Our confirmation image (click on it for a bigger version; made with TYCHO software by D. Parrott):


Credit: Minor Planet Center
 

M.P.E.C. 2021-D113, assigns the following preliminary parabolic orbital elements to comet C/2021 C4 (ATLAS): T 2021 Jan. 21.04; e= 1.00; Peri. =  320.80; q = 4.50;  Incl.= 132.85


by Ernesto Guido

Tuesday, February 9, 2021

The Dig & Basil Brown's book on Star Charts

A recently (January 29, 2021) released film on the Netflix streaming platform, The Dig, tells the story of the 1939 excavation of Sutton Hoo, the exacavation of the great 7th-century Anglo-Saxon royal ship burial, considered one of the greatest archaeological discoveries in British history. It is a very interesting scientific and human story that will not fail to interest and attract many viewers. On the internet you can find accurate accounts of the events that occurred in Sutton Hoo and that saw as main protagonists local self-taught archaeologist-excavator Basil Brown and landowner Edith Pretty who hired him to tackle the large burial mounds at her rural estate in Sutton Hoo near Woodbridge. 

Credit: B. Brown

For astronomy enthusiasts like the readers of this blog, one of the most interesting facts is certainly that the protagonist of this story, Basil Brown, was not only an archaeologist but also an amateur astronomer. Brown (22 January 1888 - 12 March 1977) joined the British Astronomical Association on 27 November 1918. Through NASA ADS it is possible to find and read some of his astronomical notes and reports published on the BAA Journal (JBAA). 

For example he observed the transit of Mercury across the Sun on 7th May 1924 at Diss, Norfolk, with his only instrument a 2-inch (50mm) refractor (in the film you'll see Ralph Fiennes as Basil Brown carrying around a small telescope). His report to BAA was illustrated with four sketches: "the foregoing is an interesting illustration of the capability of a small telescope in the hands of an enthusiastic amateur".

He also observed meteors, the aurora and the zodiacal light. Basil was also searching for comets as reported in a Notes section of November 1921 of JBAA: "COMET NOTES. -- I have been glad to hear from Mr. Basil Brown that he has spent a good many hours in sweeping for comets. This should be one of the main objects of the sectional workers, especially when no known comets are within reach".
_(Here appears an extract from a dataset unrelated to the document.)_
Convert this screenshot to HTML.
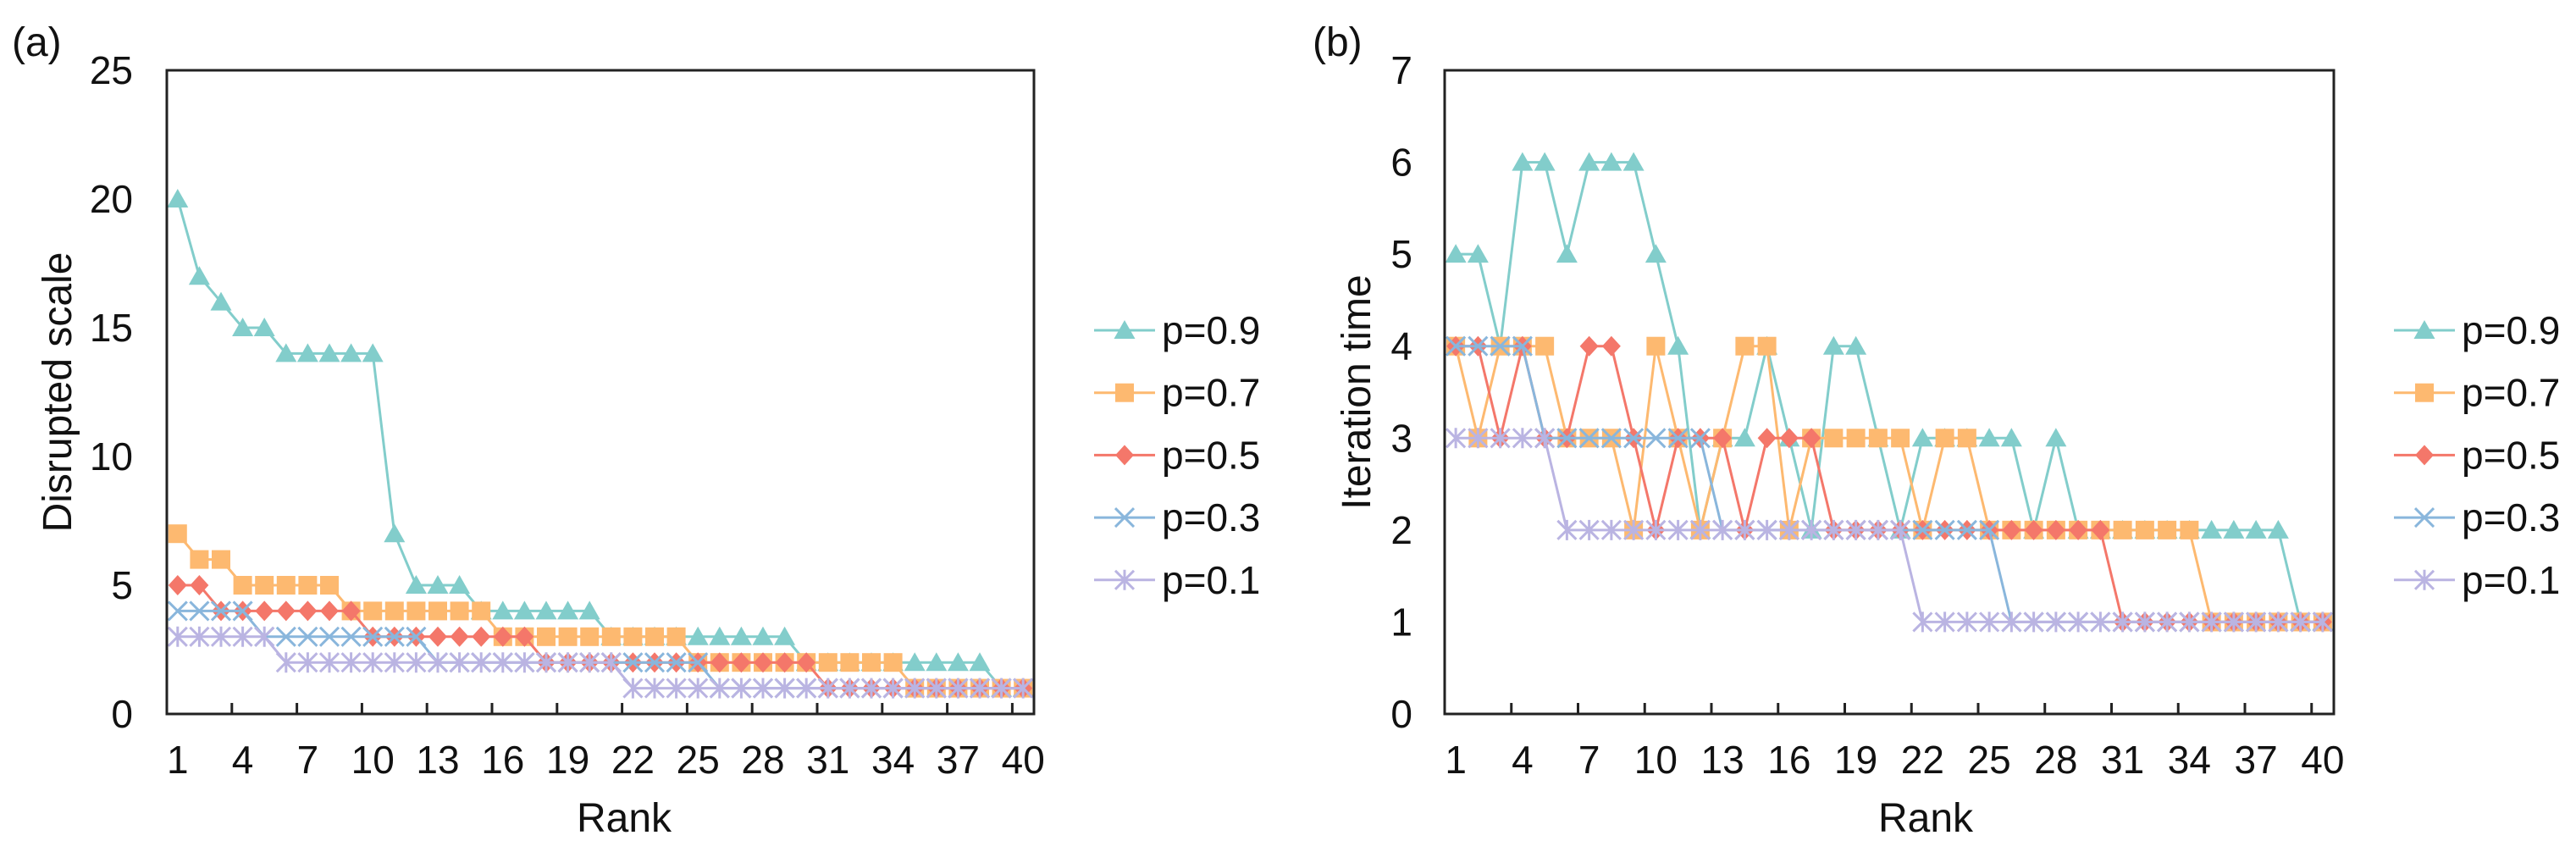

One of the facts that the viewer learns about while watching the movie The Dig, is that Mr. Brown is the author of an astronomy book, specifically a book on Atlases and Celestial Maps. In fact, while Mr. Brown never published any of his archaeological work, "the good reception which greeted his various astrono-mical papers led him to  publish in 1932 the book "Astronomical Atlases, Maps and Charts" a work which the publishers then described as  'filling an inexplicable gap in the literature'".

As it happens, I own a copy of the first edition of the book published in 1932 by Search Publishing Company in London (a reprint was published in 1966). and I think it's interesting to share here some photos of this beautiful book. (click on each image for a bigger version)

Credit: E. Guido

 

This is a book that should not be missing from the shelf of any fan of the history of astronomy (unfortunately it is quite difficult to find) and in particular of that fascinating branch that is the mapping of celestial things. The book, which as the subtitle says is a historical and general guide, is full of references and anecdotes about atlases, star charts and their authors.  As Mr. Brown points out in his introduction (a part is reproduced in the images below): "History is as essential to science as roots to a tree. Modern Astronomy may be likened to a great city built on foundations dating back so far as to be almost as old as the human race". There are also in the book illustrations of the most famous atlases and maps of antiquity. Some chapters are devoted to the mapping of the Moon, the Planets and the Sun.

 

 

Credit: E. Guido

Credit: E. Guido


There are several pages devoted to maps containing information and locations of comets of antiquity. The author provides a whole series of book titles that will help the comet scholar.